The global eCommerce market is in the midst of massive growth. Data from Statista suggests that global eCommerce sales will reach $4.5 trillion by 2021. If you are looking at this trillion-dollar figure and wondering how it can capitalise, rest assured you’re not the only one. One option would be to double-down your efforts locally for a bigger slice of the pie, but the biggest opportunities for expansion are often overseas.

Our research suggests that peer-to-peer platforms, eCommerce marketplaces, and social selling companies should consider these expansion-readiness indicators as each country will have its own unique selling point, with some suiting your business more than others. This allows you to land in a new market that suits the needs of your company and will give you the best chance of capitalising on opportunities.

Market size

When expanding your firm, established markets such as China can stand out. Due to its robust market size, China offers online retailers and start-ups the opportunity for rapid and consistent growth. It also boasts high adoption of information and mobile technologies and an impressive tech infrastructure.

However, taking market share from a dominant, local incumbent has proven to be difficult, especially for foreign platforms. With this in mind, it can be beneficial to look to less saturated markets, such as Indonesia. Driven by high internet-capable mobile penetration rates and the world’s fourth most populous country according to the World Bank, Indonesia presents an ideal launch pad into the broader Southeast Asian region.

Payment infrastructure

Payment infrastructure should also be a top consideration when looking to expand, as it’s essential in day-to-day operations. One that promotes efficiency and competition will ensure seamless payments to sellers or freelancers, which fosters ease of doing business and ultimately may allow you to scale at a faster pace.
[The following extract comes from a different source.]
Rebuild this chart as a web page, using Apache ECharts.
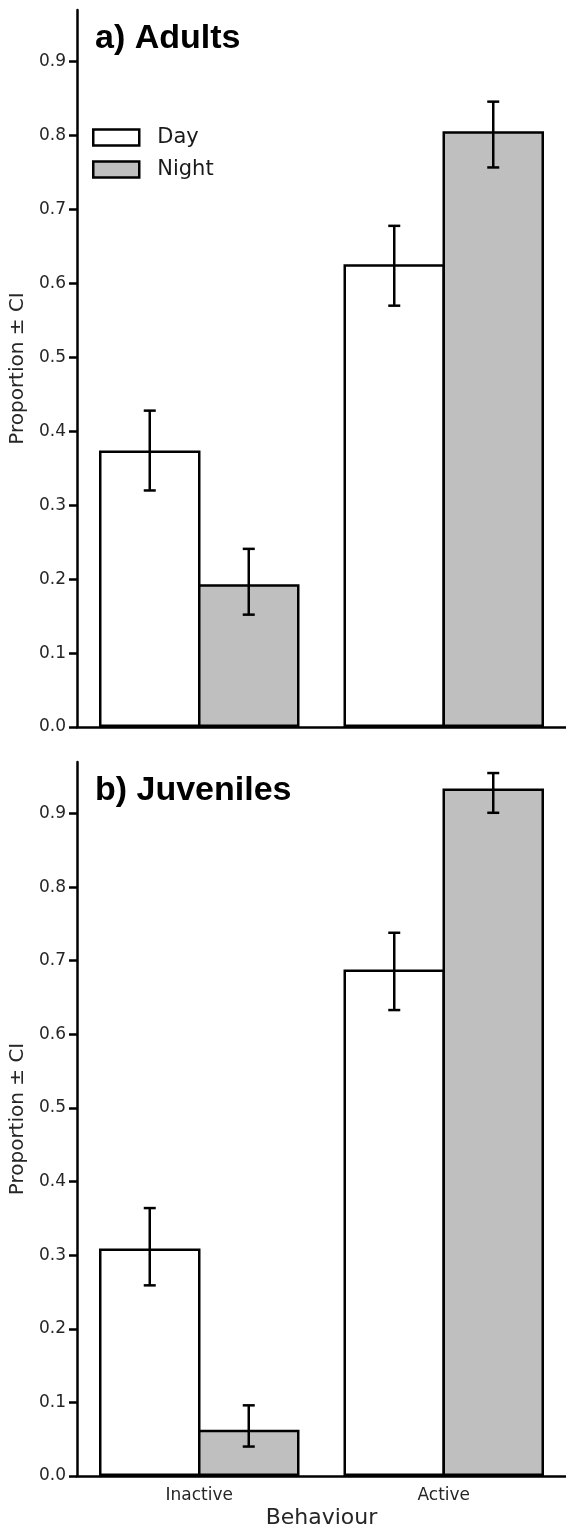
<!DOCTYPE html>
<html>
<head>
<meta charset="utf-8">
<script src="https://cdn.jsdelivr.net/npm/echarts@6/dist/echarts.min.js"></script>
<style>
  html, body { margin: 0; padding: 0; background: #fff; }
  #chart { width: 566px; height: 1530px; }
</style>
</head>
<body>
<div id="chart"></div>
<script>
// Behaviour proportions with confidence intervals, day vs night
const categories = ['Inactive', 'Active'];
const seriesNames = ['Day', 'Night'];
const panelTitles = ['a) Adults', 'b) Juveniles'];
const yTicks = [0, 0.1, 0.2, 0.3, 0.4, 0.5, 0.6, 0.7, 0.8, 0.9];
const yMax = 0.97;

// a) Adults
const adultsDay = [0.374, 0.626];
const adultsDayLow = [0.320, 0.570];
const adultsDayHigh = [0.428, 0.678];
const adultsNight = [0.193, 0.806];
const adultsNightLow = [0.152, 0.757];
const adultsNightHigh = [0.241, 0.846];

// b) Juveniles
const juvDay = [0.309, 0.688];
const juvDayLow = [0.259, 0.633];
const juvDayHigh = [0.364, 0.738];
const juvNight = [0.063, 0.934];
const juvNightLow = [0.040, 0.901];
const juvNightHigh = [0.096, 0.955];

const LINE_W = 2.5;
// ECharts draws bar borders inside the bar rect, so widen each bar by one
// border width and overlap neighbours by the same amount to share one edge.
const BAR_W = 99 + LINE_W;
const BAR_GAP = (-LINE_W / BAR_W * 100).toFixed(2) + '%';
const CAP_W = 12;
const INK = '#000';
const LABEL_INK = '#262626';
const FONT = 'DejaVu Sans';

const panels = [
  { day: adultsDay, dayLo: adultsDayLow, dayHi: adultsDayHigh,
    night: adultsNight, nightLo: adultsNightLow, nightHi: adultsNightHigh, top: 10 },
  { day: juvDay, dayLo: juvDayLow, dayHi: juvDayHigh,
    night: juvNight, nightLo: juvNightLow, nightHi: juvNightHigh, top: 762 }
];
const PANEL_H = 717;

// Error bar centred on the Day (side -1) or Night (side +1) bar
function errorBars(side) {
  return function (params, api) {
    const c = api.value(0);
    const lo = api.coord([c, api.value(1)]);
    const hi = api.coord([c, api.value(2)]);
    const x = lo[0] + side * (BAR_W - LINE_W) / 2;
    const style = { stroke: INK, lineWidth: LINE_W };
    return {
      type: 'group',
      children: [
        { type: 'line', shape: { x1: x, y1: lo[1], x2: x, y2: hi[1] }, style },
        { type: 'line', shape: { x1: x - CAP_W / 2, y1: hi[1], x2: x + CAP_W / 2, y2: hi[1] }, style },
        { type: 'line', shape: { x1: x - CAP_W / 2, y1: lo[1], x2: x + CAP_W / 2, y2: lo[1] }, style }
      ]
    };
  };
}

const grid = panels.map(p => ({ left: 77, right: 0, top: p.top, height: PANEL_H }));

const xAxis = panels.map((p, i) => ({
  type: 'category',
  gridIndex: i,
  data: categories,
  boundaryGap: true,
  z: 10,
  axisLine: { lineStyle: { color: INK, width: LINE_W } },
  axisTick: { alignWithLabel: true, length: 8, lineStyle: { color: INK, width: LINE_W } },
  axisLabel: { show: i === 1, fontFamily: FONT, fontSize: 17, color: LABEL_INK, margin: 11 },
  name: i === 1 ? 'Behaviour' : '',
  nameLocation: 'middle',
  nameGap: 31,
  nameTextStyle: { fontFamily: FONT, fontSize: 22, color: LABEL_INK }
}));

const yAxis = panels.map((p, i) => ({
  type: 'value',
  gridIndex: i,
  min: 0,
  max: yMax,
  splitLine: { show: false },
  axisLine: { show: true, lineStyle: { color: INK, width: LINE_W } },
  axisTick: { show: true, length: 8, customValues: yTicks, lineStyle: { color: INK, width: LINE_W } },
  axisLabel: {
    customValues: yTicks,
    formatter: v => v.toFixed(1),
    fontFamily: FONT, fontSize: 17, color: LABEL_INK, margin: 11
  },
  name: 'Proportion ± CI',
  nameLocation: 'middle',
  nameRotate: 90,
  nameGap: 40,
  nameTextStyle: { fontFamily: FONT, fontSize: 20, color: LABEL_INK }
}));

const series = [];
panels.forEach((p, i) => {
  series.push({
    name: seriesNames[0], type: 'bar', xAxisIndex: i, yAxisIndex: i,
    data: p.day, barWidth: BAR_W, barGap: BAR_GAP,
    itemStyle: { color: '#ffffff', borderColor: INK, borderWidth: LINE_W }
  });
  series.push({
    name: seriesNames[1], type: 'bar', xAxisIndex: i, yAxisIndex: i,
    data: p.night, barWidth: BAR_W, barGap: BAR_GAP,
    itemStyle: { color: '#bfbfbf', borderColor: INK, borderWidth: LINE_W }
  });
  series.push({
    name: 'Day CI', type: 'custom', xAxisIndex: i, yAxisIndex: i, z: 5,
    renderItem: errorBars(-1),
    encode: { x: 0, y: [1, 2] },
    data: categories.map((c, k) => [k, p.dayLo[k], p.dayHi[k]])
  });
  series.push({
    name: 'Night CI', type: 'custom', xAxisIndex: i, yAxisIndex: i, z: 5,
    renderItem: errorBars(1),
    encode: { x: 0, y: [1, 2] },
    data: categories.map((c, k) => [k, p.nightLo[k], p.nightHi[k]])
  });
});

const chart = echarts.init(document.getElementById('chart'), null, { renderer: 'canvas' });
chart.setOption({
  animation: false,
  backgroundColor: '#ffffff',
  title: panels.map((p, i) => ({
    text: panelTitles[i],
    left: 95,
    top: p.top + 12,
    padding: 0,
    textStyle: { fontFamily: 'Liberation Sans', fontWeight: 'bold', fontSize: 34, color: '#000' }
  })),
  legend: {
    data: seriesNames,
    orient: 'vertical',
    left: 87,
    top: 122,
    icon: 'rect',
    itemWidth: 46,
    itemHeight: 16,
    itemGap: 11,
    itemStyle: { borderColor: INK, borderWidth: LINE_W },
    textStyle: { fontFamily: FONT, fontSize: 21, color: '#1a1a1a', padding: [0, 0, 0, 13] }
  },
  grid,
  xAxis,
  yAxis,
  series
});
</script>
</body>
</html>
Rather than finding local partners to process payments in each market, digital merchants stand to benefit from signing one contract with a global partner who understands the regulatory landscape and has the technical know-how to navigate the payments landscape in several currencies.
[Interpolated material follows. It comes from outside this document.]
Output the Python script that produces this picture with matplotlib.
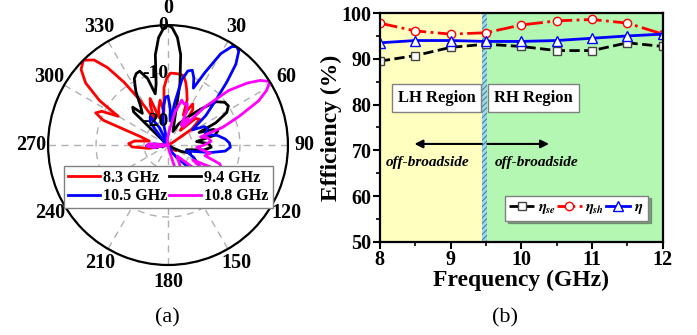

It’s also necessary to adopt a global payments solution – just think where Airbnb would be without building out a solution for its hosts in markets as diverse as Brazil and Denmark.

Workforce

Another important indicator is the country’s workforce. This includes the population’s level of English proficiency and the availability of freelancers.

These two factors do not necessarily go hand in hand. India, for example, boasts the second-largest freelancer population in the world, an enticing drawcard for marketplaces. However, a deeper look would reveal that English is a second language for most of these freelancers, and many do not have a bank account in which to pay. Though, an estimated 100 million of those adults do have mobile phones, indicating potential for financial inclusion.

Conversely, the United States ranks among the most attractive global destinations for online marketplaces seeking fast growth. While English prevalence is high, the country’s freelancer workforce is on the rise as the gig economy becomes larger and more important to the wider US economy. It’s projected that within 10 years freelancers will make up more than 50 per cent of the workforce.

Closing thoughts

Many eCommerce marketplaces and peer-to-peer platforms undertake international expansion without fully recognising the opportunities and challenges on their road to growth. If you’re after a slice of that trillion-dollar eCommerce pie, or want to see your expansion efforts amount to scalable growth, it is essential to take an analytical approach towards market size, payment infrastructure and talent pool. This will have an impact on your operations and, ultimately, your success.